康有为在19世纪末即指出,荀学乃是人学。而据笔者理解,“人学”乃是为人、立人之学,人是生活于社会之中的,因而“人学”教人怎样为人,也就是怎样处理个人与社会的关系,这正是社会学关注的基本问题。康氏批评宋儒片面曲解荀子的“性恶”之说,“昔宋人不达伪字之诂,遂群起而攻荀子”,并认为“宋儒言变化气质之性,即荀子之说,何得暗用之,显辟之?”对于这种言辞上批判、行动上遵循(“暗用之,显辟之”)的实质,梁启超说得更加清楚,其实早在汉代,荀学已经深度参与了中国政治和社会制度的形塑,“汉代经师不问为今文家古文家,皆出荀卿。(汪中说)二千年间,宗派屡变,壹皆盘旋荀学肘下”。到了宋代,基本制度已经高度定型化了,宋儒不论如何攻击“性恶论”,也必须肯定和服从这套基本制度,这就是所谓“暗合”。而“暗合”的,主要就是群学所参与塑造的社会制度和规范。所以,尽管宋明理学崇孟子而黜荀子,在朱熹所建构的道统中,没有荀子的位置。但我们看群学的绵延,应该看其在社会历史上是否实际地发挥作用,而不是看某些学派、某些学者对它的态度。

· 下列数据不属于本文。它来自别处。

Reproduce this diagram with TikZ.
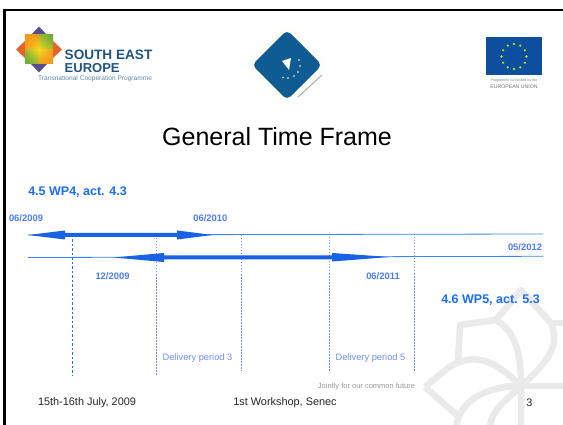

对于“显辟”、“暗用”可做佐证的,是汉代以降,自南北朝时北齐颜之推的传世之作《颜氏家训》,到清代的《曾国藩家书》,从唐代韩愈的《师说》,到清代张之洞的《劝学》,都与荀子的《修身》、《劝学》、《礼论》诸篇一脉相承。
由上可见,群学的基本概念,不要说在秦汉以降的很长历史时期,即使在重孟轻荀的宋明理学以及黜荀申孟的康(有为)、谭(嗣同)、梁(启超)等人那里,都是得到沿用的。而在社会基层和日常生活中,更是深深地扎下了根。
综上所述,列出本土的基本概念和概念体系,既可证明中国社会学在历史上的存在性,也是证明其绵延性的重要根据。